I came to know the definition of conjugate distribution: For particular distribution $f(x|\theta)$, its conjugate distribution $g(\theta)$ is defined as(or satisfies) that the prior $g(\theta)$ and the posterior $g(\theta|x)$ belong to the same function family (or loosely speaking have the same form)
Then I wonder how the statisticians deduced the form of the conjugate distributions?
My first thought was they, indeed, solved a function equation
$$g(\theta|x)\propto f(x|\theta)g(\theta)$$
given $f(x|\theta)$, but I find it not so obvious.
A second thought is that they compute the parameters of a distribution from its samples, and they want to characterize the uncertainty of such estimation by another distribution, e.g. they study the sample covariance of a (multi-)normal distribution and find out the inverse Wishart distribution for characterization. They conclude that such characterization of the sample estimation of a parameter has an interesting relationship with the original distribution. Hence, they define conjugacy. If so, why does such a relationship exist for so many distributions? Is it a coincidence(for me, it is now the case), or is there some underlying logic?

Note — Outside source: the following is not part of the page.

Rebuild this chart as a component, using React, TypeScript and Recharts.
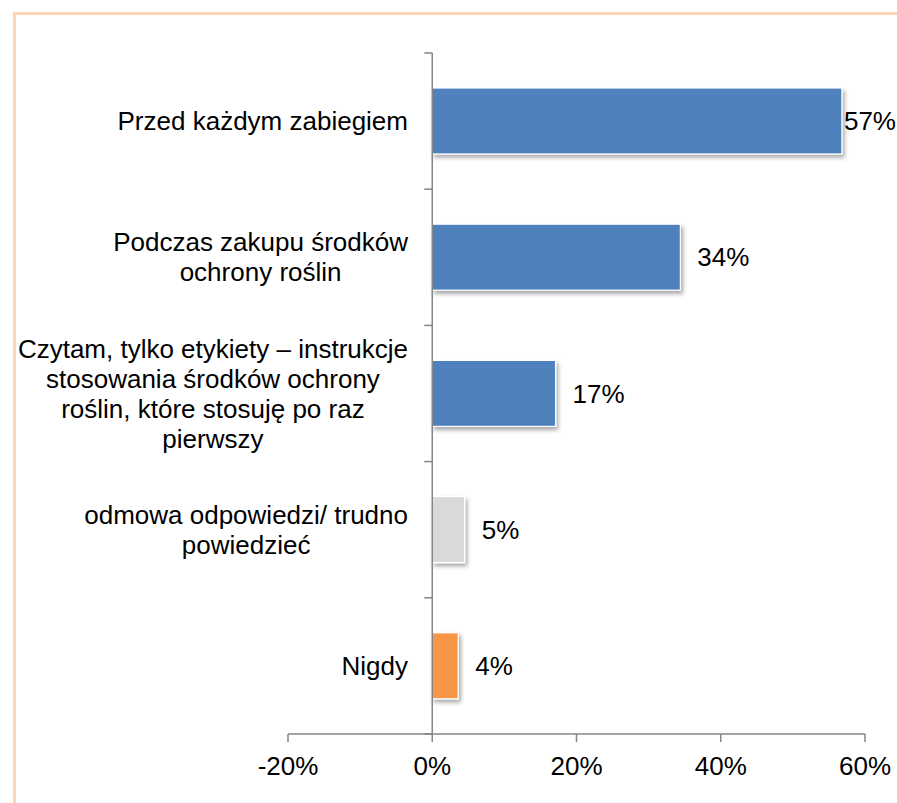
import { BarChart, Bar, XAxis, YAxis, Cell, ReferenceLine, LabelList } from "recharts";

const categories = [
  "Przed każdym zabiegiem",
  "Podczas zakupu środków ochrony roślin",
  "Czytam, tylko etykiety – instrukcje stosowania środków ochrony roślin, które stosuję po raz pierwszy",
  "odmowa odpowiedzi/ trudno powiedzieć",
  "Nigdy",
];

// how the category labels wrap in the original
const categoryLines = [
  ["Przed każdym zabiegiem"],
  ["Podczas zakupu środków", "ochrony roślin"],
  ["Czytam, tylko etykiety – instrukcje", "stosowania środków ochrony", "roślin, które stosuję po raz", "pierwszy"],
  ["odmowa odpowiedzi/ trudno", "powiedzieć"],
  ["Nigdy"],
];

const shares = [56.8, 34.4, 17.1, 4.5, 3.6];

const xTicks = [-20, 0, 20, 40, 60];

const barColors = ["#4F81BD", "#4F81BD", "#4F81BD", "#D9D9D9", "#F79646"];

const data = categories.map((name, i) => ({ name, value: shares[i] }));

const W = 897;
const H = 803;
const MARGIN = { top: 53, right: 32, bottom: 29, left: 228 };
const X_AXIS_H = 40;
const Y_AXIS_W = 60;
const PLOT_LEFT = MARGIN.left + Y_AXIS_W;
const PLOT_W = W - PLOT_LEFT - MARGIN.right;
const PLOT_H = H - MARGIN.top - MARGIN.bottom - X_AXIS_H;
const BAND = PLOT_H / categories.length;
const ZERO_X = PLOT_LEFT + ((0 - xTicks[0]) / (xTicks[xTicks.length - 1] - xTicks[0])) * PLOT_W;
const LABEL_RIGHT = 408;
const LINE_H = 30;
const FONT = "'Liberation Sans', Arial, sans-serif";
const FONT_SIZE = 26;
const AXIS_GREY = "#868686";

let ctx: CanvasRenderingContext2D | null = null;
function textWidth(s: string) {
  if (!ctx) {
    ctx = document.createElement("canvas").getContext("2d");
  }
  if (!ctx) return s.length * FONT_SIZE * 0.5;
  ctx.font = `${FONT_SIZE}px ${FONT}`;
  return ctx.measureText(s).width;
}

function CategoryTick(props: any) {
  const { y, payload } = props;
  const idx = categories.indexOf(payload.value);
  const lines = categoryLines[idx] || [String(payload.value)];
  const blockW = Math.max(...lines.map(textWidth));
  const cx = LABEL_RIGHT - blockW / 2;
  const top = y - ((lines.length - 1) * LINE_H) / 2;
  return (
    <g>
      <text textAnchor="middle" fontSize={FONT_SIZE} fontFamily={FONT} fill="#000">
        {lines.map((l, i) => (
          <tspan key={i} x={cx} y={top + i * LINE_H} dy="0.35em">
            {l}
          </tspan>
        ))}
      </text>
      <line x1={ZERO_X - 8} x2={ZERO_X} y1={y - BAND / 2} y2={y - BAND / 2} stroke={AXIS_GREY} strokeWidth={1.5} />
      {idx === categories.length - 1 && (
        <line x1={ZERO_X - 8} x2={ZERO_X} y1={y + BAND / 2} y2={y + BAND / 2} stroke={AXIS_GREY} strokeWidth={1.5} />
      )}
    </g>
  );
}

function ValueLabel(props: any) {
  const { x, y, width, height, value } = props;
  const txt = `${Math.round(value)}%`;
  const tw = textWidth(txt);
  const lx = Math.min(x + width + 17, W - tw - 1);
  return (
    <text x={lx} y={y + height / 2} dy="0.35em" fontSize={FONT_SIZE} fontFamily={FONT} fill="#000">
      {txt}
    </text>
  );
}

function ShadowBar(props: any) {
  const { x, y, width, height, fill } = props;
  return (
    <rect x={x} y={y} width={width} height={height} fill={fill} stroke="#fff" strokeWidth={1.2} filter="url(#barShadow)" />
  );
}

export default function App() {
  return (
    <div style={{ position: "relative", width: W, height: H, overflow: "hidden", background: "#fff" }}>
      <style>{"body{margin:0}"}</style>
      <svg width={0} height={0} style={{ position: "absolute" }}>
        <defs>
          <filter id="barShadow" x="-20%" y="-20%" width="140%" height="150%">
            <feDropShadow dx={2} dy={3} stdDeviation={2} floodColor="#000" floodOpacity={0.35} />
          </filter>
        </defs>
      </svg>
      <div
        style={{
          position: "absolute",
          left: 13,
          top: 12,
          width: W,
          height: H,
          borderTop: "3px solid #FBD5B5",
          borderLeft: "3px solid #FBD5B5",
        }}
      />
      <div style={{ position: "absolute", left: 0, top: 0 }}>
        <BarChart width={W} height={H} data={data} layout="vertical" margin={MARGIN}>
          <XAxis
            type="number"
            domain={[xTicks[0], xTicks[xTicks.length - 1]]}
            ticks={xTicks}
            tickFormatter={(v) => `${v}%`}
            height={X_AXIS_H}
            tick={{ fill: "#000", fontSize: FONT_SIZE, fontFamily: FONT }}
            tickSize={8}
            tickMargin={15}
            axisLine={{ stroke: AXIS_GREY, strokeWidth: 1.5 }}
            tickLine={{ stroke: AXIS_GREY, strokeWidth: 1.5 }}
            allowDataOverflow
          />
          <YAxis
            type="category"
            dataKey="name"
            width={Y_AXIS_W}
            axisLine={false}
            tickLine={false}
            tick={<CategoryTick />}
            interval={0}
          />
          <ReferenceLine x={0} stroke={AXIS_GREY} strokeWidth={1.5} />
          <Bar dataKey="value" barSize={66} isAnimationActive={false} shape={<ShadowBar />}>
            {data.map((d, i) => (
              <Cell key={d.name} fill={barColors[i]} />
            ))}
            <LabelList dataKey="value" content={<ValueLabel />} />
          </Bar>
        </BarChart>
      </div>
    </div>
  );
}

I want to know the logic of how the theory of conjugacy develops rather than memorize a big table.
P.S. For convenience, we may restrict our discussion to exponential families.
@Mittens: It's too long to reply in the comment so I add it here.
Your answer seems a very formal and rigorous one (and both articles you referred seem also). Before I dive into it, I want to ask is the theory developped all of a sudden? Actually I'm more interesting about, if it exists, such a stage that people just discover that the distribution that governs the estimated parameter and the original distribution have a nice property under the Bayesian law. Only then we define the conjugacy (instead of defining the distribution of parameter prior as a conjugate form).
Still takes the example of multi-normal distribution. Without knowing the theory of conjugate distribution, we could still find out the distribution of the sample covariance matrix right? (At least what I understand here.)
The Wishart distribution arises as the distribution of the sample covariance matrix for a sample from a multivariate normal distribution
So I wonder if it is a coincidence that the distribution happens to be a conjugate prior, that is to say when apply the Bayes law, the posterior and prior are the same.
What I want to ask exactly is how you explain such coincidence. If it's not a coincidence, how you could prove(or just show intuitively without bothering too much on rigorousness) that such property holds over all the exponential family. I have no doubt on the rigorousness of the theory, I just wonder how it develops.